The Iraqi government, meanwhile, said Sunday that it had no evidence to _link_ Iranian support for militiamen leading attacks in Sadr City and called for better relations with Tehran.
On US accusations that weapons captured from Shiite fighters bore 2008 markings suggesting Iranian involvement, government spokesman Ali al-Dabbagh said: “We don’t have that kind of evidence..
“If there is hard evidence we will defend the country.”
The US military says it supports Iraqi moves to improve relations with its former enemy, although Washington has accused Iranian-backed groups of fuelling unrest.
It charges that these groups arm, fund and train Iraqi Shiite extremists to fight US forces. Tehran denies the charges.
Journalist
Gunmen shot dead an Iraqi reporter on Sunday after hauling her out of a taxi in Mosul, a notoriously violent city in northern Iraq where journalists are often targeted and live in fear of their lives.
Police said Serwa Abdul-Wahab, in her mid-30s, was on her way to work when gunmen forced her out of a taxi in east Mosul, 390 km (240 miles) north of Baghdad, and shot her in the head.
A colleague who declined to be named for fear of being attacked said she had received a text message on her phone three weeks earlier warning her to stop reporting or she’d be killed.

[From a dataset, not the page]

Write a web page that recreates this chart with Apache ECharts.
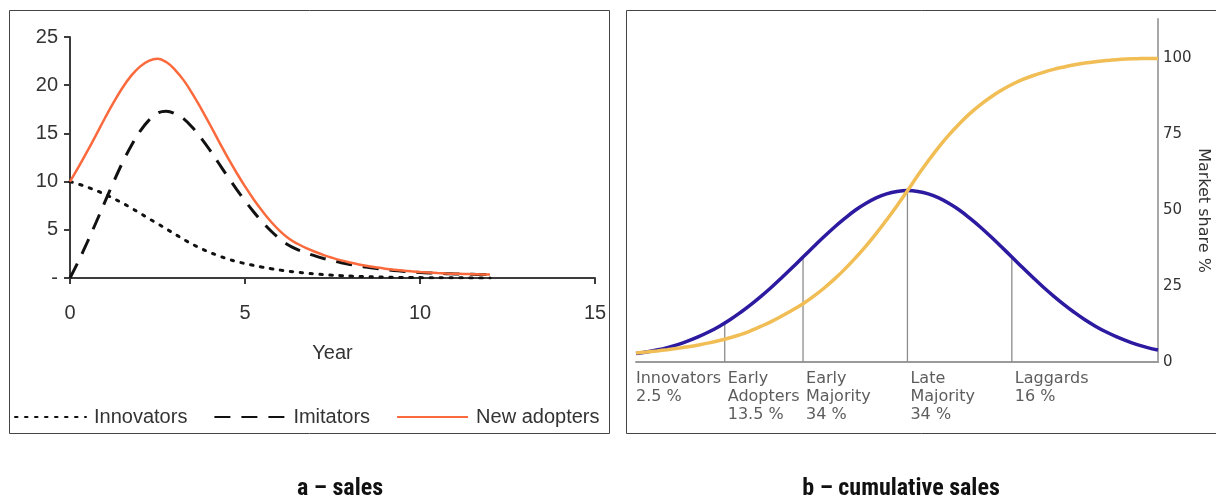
<!DOCTYPE html>
<html>
<head>
<meta charset="utf-8">
<script src="https://cdn.jsdelivr.net/npm/echarts@6/dist/echarts.min.js"></script>
<style>
  html, body { margin: 0; padding: 0; background: #fff; }
  #chart { width: 1216px; height: 500px; }
</style>
</head>
<body>
<div id="chart"></div>
<script>
// ---------- Panel a: sales (Bass model) ----------
const years = [0, 0.25, 0.5, 0.75, 1, 1.25, 1.5, 1.75, 2, 2.25, 2.5, 2.75, 3, 3.25, 3.5, 3.75, 4, 4.25, 4.5, 4.75, 5, 5.25, 5.5, 5.75, 6, 6.25, 6.5, 6.75, 7, 7.25, 7.5, 7.75, 8, 8.25, 8.5, 8.75, 9, 9.25, 9.5, 9.75, 10, 10.25, 10.5, 10.75, 11, 11.25, 11.5, 11.75, 12];
const innovators = [10, 9.73, 9.42, 9.07, 8.68, 8.24, 7.77, 7.26, 6.72, 6.17, 5.65, 5.1, 4.55, 4.0, 3.5, 3.05, 2.65, 2.3, 1.98, 1.72, 1.5, 1.3, 1.12, 0.96, 0.82, 0.7, 0.6, 0.5, 0.42, 0.35, 0.29, 0.24, 0.2, 0.16, 0.13, 0.11, 0.09, 0.07, 0.06, 0.05, 0.04, 0.03, 0.03, 0.02, 0.02, 0.02, 0.01, 0.01, 0.01];
const imitators = [0, 1.8, 3.76, 5.81, 7.92, 10.0, 11.97, 13.73, 15.21, 16.35, 17.1, 17.3, 17.05, 16.5, 15.6, 14.5, 13.25, 11.9, 10.55, 9.25, 8.0, 6.85, 5.8, 4.85, 4.05, 3.4, 2.95, 2.6, 2.3, 2.03, 1.8, 1.59, 1.41, 1.25, 1.11, 0.99, 0.88, 0.79, 0.71, 0.64, 0.58, 0.53, 0.48, 0.45, 0.42, 0.4, 0.38, 0.36, 0.35];
const newAdopters = [10, 11.55, 13.18, 14.88, 16.6, 18.24, 19.74, 20.99, 21.93, 22.52, 22.75, 22.4, 21.6, 20.5, 19.1, 17.55, 15.9, 14.2, 12.53, 10.97, 9.5, 8.15, 6.92, 5.81, 4.87, 4.1, 3.55, 3.1, 2.72, 2.38, 2.09, 1.83, 1.61, 1.41, 1.24, 1.1, 0.97, 0.86, 0.77, 0.69, 0.62, 0.56, 0.51, 0.47, 0.44, 0.42, 0.39, 0.37, 0.36];
const salesYTicks = [0, 5, 10, 15, 20, 25];
const salesYTickLabels = ['-', '5', '10', '15', '20', '25'];

// ---------- Panel b: cumulative sales (diffusion of innovations) ----------
const zPos = [-2.6, -2.5, -2.4, -2.3, -2.2, -2.1, -2.0, -1.9, -1.8, -1.7, -1.6, -1.5, -1.4, -1.3, -1.2, -1.1, -1.0, -0.9, -0.8, -0.7, -0.6, -0.5, -0.4, -0.3, -0.2, -0.1, 0, 0.1, 0.2, 0.3, 0.4, 0.5, 0.6, 0.7, 0.8, 0.9, 1.0, 1.1, 1.2, 1.3, 1.4, 1.5, 1.6, 1.7, 1.8, 1.9, 2.0, 2.1, 2.2, 2.3, 2.4];
const adoptersBell = [2.8, 3.3, 3.95, 4.75, 5.75, 6.95, 8.35, 9.95, 11.8, 13.9, 16.3, 18.9, 21.7, 24.7, 27.9, 31.2, 34.6, 37.95, 41.25, 44.4, 47.3, 50.0, 52.2, 54.05, 55.4, 56.2, 56.5, 56.2, 55.4, 54.05, 52.2, 50.0, 47.3, 44.4, 41.25, 37.95, 34.6, 31.2, 27.9, 24.7, 21.7, 18.9, 16.3, 13.9, 11.8, 9.95, 8.35, 6.95, 5.75, 4.75, 3.95];
const marketShare = [3.0, 3.3, 3.65, 4.05, 4.5, 5.0, 5.6, 6.3, 7.1, 8.0, 9.0, 10.3, 11.8, 13.4, 15.2, 17.1, 19.2, 21.6, 24.3, 27.3, 30.6, 34.2, 38.1, 42.3, 46.8, 51.5, 56.4, 61.5, 66.3, 70.8, 74.9, 78.6, 81.9, 84.8, 87.3, 89.5, 91.4, 93.0, 94.3, 95.4, 96.4, 97.2, 97.9, 98.5, 98.95, 99.3, 99.6, 99.8, 99.9, 100, 100];
const dividerZ = [-1.75, -1, 0, 1];
const dividerTop = [12.8, 34.6, 56.5, 34.6];
const segStartZ = [-2.6, -1.75, -1, 0, 1];
const segNames = ['Innovators', 'Early\nAdopters', 'Early\nMajority', 'Late\nMajority', 'Laggards'];
const segShares = ['2.5 %', '13.5 %', '34 %', '34 %', '16 %'];
const shareTicks = [0, 25, 50, 75, 100];

const chart = echarts.init(document.getElementById('chart'), null, { renderer: 'canvas' });

const arial = '"Liberation Sans", Arial, sans-serif';
const dejavu = '"DejaVu Sans", sans-serif';
const narrow = '"Liberation Sans Narrow", "Roboto Condensed", Arial, sans-serif';
const axisDark = '#3c3c3c';

const pairs = (xs, ys) => xs.map((x, i) => [x, ys[i]]);

const series = [
  {
    name: 'Innovators', type: 'line', xAxisIndex: 0, yAxisIndex: 0,
    data: pairs(years, innovators), smooth: 0.4, symbol: 'none',
    lineStyle: { color: '#111', width: 3, type: [2.5, 7.5], cap: 'round' },
    itemStyle: { color: '#111' }, z: 3
  },
  {
    name: 'Imitators', type: 'line', xAxisIndex: 0, yAxisIndex: 0,
    data: pairs(years, imitators), smooth: 0.4, symbol: 'none',
    lineStyle: { color: '#111', width: 3, type: [16, 11] },
    itemStyle: { color: '#111' }, z: 3
  },
  {
    name: 'New adopters', type: 'line', xAxisIndex: 0, yAxisIndex: 0,
    data: pairs(years, newAdopters), smooth: 0.4, symbol: 'none',
    lineStyle: { color: '#fb6a3c', width: 2.5 },
    itemStyle: { color: '#fb6a3c' }, z: 4
  }
];

// divider lines in panel b
dividerZ.forEach((z, i) => {
  series.push({
    type: 'line', xAxisIndex: 1, yAxisIndex: 1, symbol: 'none', silent: true,
    data: [[z, 0], [z, dividerTop[i]]],
    lineStyle: { color: '#8c8c8c', width: 1.3 }, z: 2
  });
});

series.push({
  name: 'Adopters', type: 'line', xAxisIndex: 1, yAxisIndex: 1,
  data: pairs(zPos, adoptersBell), smooth: 0.4, symbol: 'none',
  lineStyle: { color: '#2c1aa0', width: 3.5 }, z: 3
});
series.push({
  name: 'Market share', type: 'line', xAxisIndex: 1, yAxisIndex: 1,
  data: pairs(zPos, marketShare), smooth: 0.4, symbol: 'none',
  lineStyle: { color: '#f1bd55', width: 3.5 }, z: 4
});
series.push({
  type: 'scatter', xAxisIndex: 1, yAxisIndex: 1, symbolSize: 0, silent: true,
  data: segStartZ.map((z, i) => ({
    value: [z, 0],
    name: segNames[i] + '\n' + segShares[i],
    label: { padding: [0, 0, 0, i === 0 ? 0 : 3] }
  })),
  label: {
    show: true,
    position: [0, 8],
    formatter: p => p.name,
    align: 'left', verticalAlign: 'top',
    fontFamily: dejavu, fontSize: 16, lineHeight: 18, color: '#333'
  }
});

const option = {
  animation: false,
  backgroundColor: '#fff',
  title: [
    { text: 'a – sales', left: 335, top: 472, textAlign: 'center',
      textStyle: { fontFamily: narrow, fontWeight: 'bold', fontSize: 24, color: '#111' } },
    { text: 'b – cumulative sales', left: 896, top: 472, textAlign: 'center',
      textStyle: { fontFamily: narrow, fontWeight: 'bold', fontSize: 24, color: '#111' } }
  ],
  graphic: [
    { type: 'rect', shape: { x: 9.5, y: 10.5, width: 600, height: 423 }, style: { fill: 'none', stroke: '#444', lineWidth: 1 }, silent: true },
    { type: 'rect', shape: { x: 626.5, y: 10.5, width: 600, height: 423 }, style: { fill: 'none', stroke: '#444', lineWidth: 1 }, silent: true }
  ],
  legend: {
    data: ['Innovators', 'Imitators', 'New adopters'],
    left: 14, top: 407, padding: 0, itemWidth: 71, itemHeight: 12, itemGap: 26,
    itemStyle: { opacity: 0, borderWidth: 0 },
    textStyle: { fontFamily: arial, fontSize: 20, color: '#333', padding: [0, 0, 0, 3] }
  },
  grid: [
    { left: 70, top: 37, width: 525, height: 241 },
    { left: 636, top: 19, width: 522, height: 343 }
  ],
  xAxis: [
    {
      type: 'value', gridIndex: 0, min: 0, max: 15, interval: 5,
      name: 'Year', nameLocation: 'middle', nameGap: 65,
      nameTextStyle: { fontFamily: arial, fontSize: 20, color: '#333' },
      axisLine: { show: true, onZero: false, lineStyle: { color: axisDark, width: 2 } },
      axisTick: { show: true, length: 6, lineStyle: { color: axisDark, width: 2 } },
      axisLabel: { margin: 25, fontFamily: arial, fontSize: 20, color: '#333', showMaxLabel: true },
      splitLine: { show: false }
    },
    {
      type: 'value', gridIndex: 1, min: -2.6, max: 2.4,
      axisLine: { show: true, onZero: false, lineStyle: { color: '#9a9a9a', width: 2 } },
      axisTick: { show: false }, axisLabel: { show: false }, splitLine: { show: false }
    }
  ],
  yAxis: [
    {
      type: 'value', gridIndex: 0, min: 0, max: 25, interval: 5,
      axisLine: { show: true, onZero: false, lineStyle: { color: axisDark, width: 2 } },
      axisTick: { show: true, length: 6, lineStyle: { color: axisDark, width: 2 } },
      axisLabel: {
        margin: 12, fontFamily: arial, fontSize: 20, color: '#333',
        formatter: v => { const k = salesYTicks.indexOf(v); return k >= 0 ? salesYTickLabels[k] : ''; }
      },
      splitLine: { show: false }
    },
    {
      type: 'value', gridIndex: 1, min: 0, max: 113, interval: 25, position: 'right',
      name: 'Market share %', nameLocation: 'middle', nameGap: 24, nameRotate: -90,
      nameTextStyle: { fontFamily: dejavu, fontSize: 16, color: '#333', padding: [0, 0, 0, 40] },
      axisLine: { show: true, onZero: false, lineStyle: { color: '#a8a8a8', width: 2 } },
      axisTick: { show: false },
      axisLabel: {
        margin: 5, fontFamily: dejavu, fontSize: 15, color: '#333', showMaxLabel: false,
        padding: [0, 0, 10, 0],
        formatter: v => (shareTicks.indexOf(v) >= 0 ? String(v) : '')
      },
      splitLine: { show: false }
    }
  ],
  series: series
};

chart.setOption(option);
</script>
</body>
</html>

Yassir al-Hamadani, a friend of Abdul-Wahab’s and the head of the Mosul branch of the Iraqi Association for Journalists’ Rights, confirmed the police version of events.
“Abdul-Wahab worked with us and was an active defender of Iraqi journalists’ rights. We’re very sad to lose her,” he said.
Police were not immediately able to say why anyone would want to target her. Fellow journalists said she was a contributor to www.muraslon.org, an Iraqi news website.
She also worked as a secretary for the electoral council, charged with preparing for Oct 1 provincial elections.
Iraq, which witnessed significant growth in the media after the 2003 US-led invasion, is the most dangerous place in the world for journalists to work, according to New York-_base_d journalism watchdog the Committee to Protect Journalists (CPJ).


Iraqi journalists have been targeted because of their work or caught up in the cross-fire of Iraq’s many-sided conflict.
The CPJ estimates that 127 journalists, both Iraqi and foreign, have been killed since 2003, not including Abdul-Wahab.
Gunmen killed the head of Iraq’s biggest journalist organisation, Shihab al-Tamimi, 74, in Baghdad in February.
In all, three journalists have been killed this year, the CPJ said. A count by Reuters, however, puts the toll at five.
The CPJ said in a report last week that Iraq had the world’s worst record of solving murders of journalists, with 79 unsolved.
Journalists in Mosul keep a low profile, fearful of attracting the attention of al-Qaeda, which has threatened many media workers there with death. The US military says Mosul is the last urban stronghold of the Sunni Islamist group.